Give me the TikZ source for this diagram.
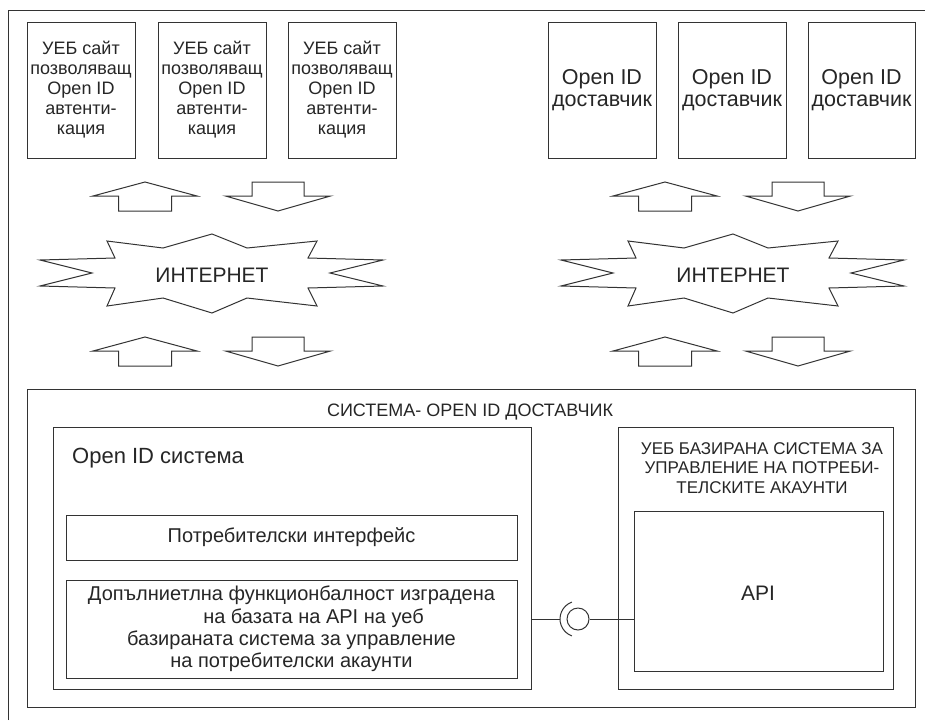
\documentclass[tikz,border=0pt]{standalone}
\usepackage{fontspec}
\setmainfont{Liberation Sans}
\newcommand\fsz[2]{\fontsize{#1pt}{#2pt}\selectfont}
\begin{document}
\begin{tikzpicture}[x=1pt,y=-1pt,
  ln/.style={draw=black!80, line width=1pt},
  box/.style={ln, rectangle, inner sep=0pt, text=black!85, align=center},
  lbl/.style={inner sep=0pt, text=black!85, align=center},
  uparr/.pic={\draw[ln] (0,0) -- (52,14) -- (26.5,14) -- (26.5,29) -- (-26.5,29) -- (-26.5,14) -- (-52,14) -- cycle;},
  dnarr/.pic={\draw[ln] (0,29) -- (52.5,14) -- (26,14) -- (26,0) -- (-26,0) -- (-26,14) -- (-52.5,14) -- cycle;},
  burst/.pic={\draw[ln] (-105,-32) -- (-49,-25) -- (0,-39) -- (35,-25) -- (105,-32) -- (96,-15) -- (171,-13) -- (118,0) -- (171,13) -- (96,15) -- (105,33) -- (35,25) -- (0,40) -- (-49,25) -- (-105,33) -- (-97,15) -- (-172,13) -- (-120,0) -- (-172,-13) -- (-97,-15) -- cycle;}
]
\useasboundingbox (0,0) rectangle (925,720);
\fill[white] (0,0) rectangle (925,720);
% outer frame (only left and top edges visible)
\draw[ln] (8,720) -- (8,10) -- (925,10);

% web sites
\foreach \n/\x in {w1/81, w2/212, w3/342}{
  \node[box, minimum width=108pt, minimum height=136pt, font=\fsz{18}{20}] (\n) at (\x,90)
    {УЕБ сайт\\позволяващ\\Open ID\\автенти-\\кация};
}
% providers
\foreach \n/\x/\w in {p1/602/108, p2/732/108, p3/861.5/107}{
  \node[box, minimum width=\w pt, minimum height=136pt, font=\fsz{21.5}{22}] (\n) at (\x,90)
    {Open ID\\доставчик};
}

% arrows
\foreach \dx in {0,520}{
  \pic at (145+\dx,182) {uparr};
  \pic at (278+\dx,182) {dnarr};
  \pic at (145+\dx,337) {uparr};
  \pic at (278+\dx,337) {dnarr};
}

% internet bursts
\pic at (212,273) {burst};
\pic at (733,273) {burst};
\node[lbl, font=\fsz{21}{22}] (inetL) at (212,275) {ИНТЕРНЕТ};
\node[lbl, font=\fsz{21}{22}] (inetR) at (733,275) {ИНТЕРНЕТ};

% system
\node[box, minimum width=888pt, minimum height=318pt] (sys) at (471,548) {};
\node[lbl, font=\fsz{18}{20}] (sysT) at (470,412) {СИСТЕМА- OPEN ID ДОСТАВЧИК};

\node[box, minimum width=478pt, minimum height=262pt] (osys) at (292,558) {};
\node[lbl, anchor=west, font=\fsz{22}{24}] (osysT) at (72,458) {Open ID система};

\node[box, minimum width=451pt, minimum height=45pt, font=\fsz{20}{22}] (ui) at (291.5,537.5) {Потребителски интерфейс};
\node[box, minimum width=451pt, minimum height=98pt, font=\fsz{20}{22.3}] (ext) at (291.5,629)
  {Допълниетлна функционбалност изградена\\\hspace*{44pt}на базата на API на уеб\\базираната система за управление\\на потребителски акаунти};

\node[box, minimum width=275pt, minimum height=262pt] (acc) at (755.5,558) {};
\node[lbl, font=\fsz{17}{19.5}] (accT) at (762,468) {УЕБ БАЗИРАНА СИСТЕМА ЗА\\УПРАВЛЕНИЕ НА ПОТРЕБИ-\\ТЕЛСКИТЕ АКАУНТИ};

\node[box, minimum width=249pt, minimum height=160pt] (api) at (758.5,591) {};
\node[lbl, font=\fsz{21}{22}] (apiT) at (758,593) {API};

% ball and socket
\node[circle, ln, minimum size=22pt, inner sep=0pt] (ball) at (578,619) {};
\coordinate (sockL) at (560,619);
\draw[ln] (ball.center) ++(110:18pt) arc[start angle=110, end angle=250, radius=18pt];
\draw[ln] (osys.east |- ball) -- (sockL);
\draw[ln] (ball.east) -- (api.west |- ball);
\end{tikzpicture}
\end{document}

== What is needed ==
Copy out each line exactly, without the pictures.

== Problem solution ==
Give me the TikZ source for this diagram.
\documentclass[tikz,border=0pt]{standalone}
\usepackage{fontspec}
\setmainfont{Liberation Sans}
\newcommand\fsz[2]{\fontsize{#1pt}{#2pt}\selectfont}
\begin{document}
\begin{tikzpicture}[x=1pt,y=-1pt,
  ln/.style={draw=black!80, line width=1pt},
  box/.style={ln, rectangle, inner sep=0pt, text=black!85, align=center},
  lbl/.style={inner sep=0pt, text=black!85, align=center},
  uparr/.pic={\draw[ln] (0,0) -- (52,14) -- (26.5,14) -- (26.5,29) -- (-26.5,29) -- (-26.5,14) -- (-52,14) -- cycle;},
  dnarr/.pic={\draw[ln] (0,29) -- (52.5,14) -- (26,14) -- (26,0) -- (-26,0) -- (-26,14) -- (-52.5,14) -- cycle;},
  burst/.pic={\draw[ln] (-105,-32) -- (-49,-25) -- (0,-39) -- (35,-25) -- (105,-32) -- (96,-15) -- (171,-13) -- (118,0) -- (171,13) -- (96,15) -- (105,33) -- (35,25) -- (0,40) -- (-49,25) -- (-105,33) -- (-97,15) -- (-172,13) -- (-120,0) -- (-172,-13) -- (-97,-15) -- cycle;}
]
\useasboundingbox (0,0) rectangle (925,720);
\fill[white] (0,0) rectangle (925,720);
% outer frame (only left and top edges visible)
\draw[ln] (8,720) -- (8,10) -- (925,10);

% web sites
\foreach \n/\x in {w1/81, w2/212, w3/342}{
  \node[box, minimum width=108pt, minimum height=136pt, font=\fsz{18}{20}] (\n) at (\x,90)
    {УЕБ сайт\\позволяващ\\Open ID\\автенти-\\кация};
}
% providers
\foreach \n/\x/\w in {p1/602/108, p2/732/108, p3/861.5/107}{
  \node[box, minimum width=\w pt, minimum height=136pt, font=\fsz{21.5}{22}] (\n) at (\x,90)
    {Open ID\\доставчик};
}

% arrows
\foreach \dx in {0,520}{
  \pic at (145+\dx,182) {uparr};
  \pic at (278+\dx,182) {dnarr};
  \pic at (145+\dx,337) {uparr};
  \pic at (278+\dx,337) {dnarr};
}

% internet bursts
\pic at (212,273) {burst};
\pic at (733,273) {burst};
\node[lbl, font=\fsz{21}{22}] (inetL) at (212,275) {ИНТЕРНЕТ};
\node[lbl, font=\fsz{21}{22}] (inetR) at (733,275) {ИНТЕРНЕТ};

% system
\node[box, minimum width=888pt, minimum height=318pt] (sys) at (471,548) {};
\node[lbl, font=\fsz{18}{20}] (sysT) at (470,412) {СИСТЕМА- OPEN ID ДОСТАВЧИК};

\node[box, minimum width=478pt, minimum height=262pt] (osys) at (292,558) {};
\node[lbl, anchor=west, font=\fsz{22}{24}] (osysT) at (72,458) {Open ID система};

\node[box, minimum width=451pt, minimum height=45pt, font=\fsz{20}{22}] (ui) at (291.5,537.5) {Потребителски интерфейс};
\node[box, minimum width=451pt, minimum height=98pt, font=\fsz{20}{22.3}] (ext) at (291.5,629)
  {Допълниетлна функционбалност изградена\\\hspace*{44pt}на базата на API на уеб\\базираната система за управление\\на потребителски акаунти};

\node[box, minimum width=275pt, minimum height=262pt] (acc) at (755.5,558) {};
\node[lbl, font=\fsz{17}{19.5}] (accT) at (762,468) {УЕБ БАЗИРАНА СИСТЕМА ЗА\\УПРАВЛЕНИЕ НА ПОТРЕБИ-\\ТЕЛСКИТЕ АКАУНТИ};

\node[box, minimum width=249pt, minimum height=160pt] (api) at (758.5,591) {};
\node[lbl, font=\fsz{21}{22}] (apiT) at (758,593) {API};

% ball and socket
\node[circle, ln, minimum size=22pt, inner sep=0pt] (ball) at (578,619) {};
\coordinate (sockL) at (560,619);
\draw[ln] (ball.center) ++(110:18pt) arc[start angle=110, end angle=250, radius=18pt];
\draw[ln] (osys.east |- ball) -- (sockL);
\draw[ln] (ball.east) -- (api.west |- ball);
\end{tikzpicture}
\end{document}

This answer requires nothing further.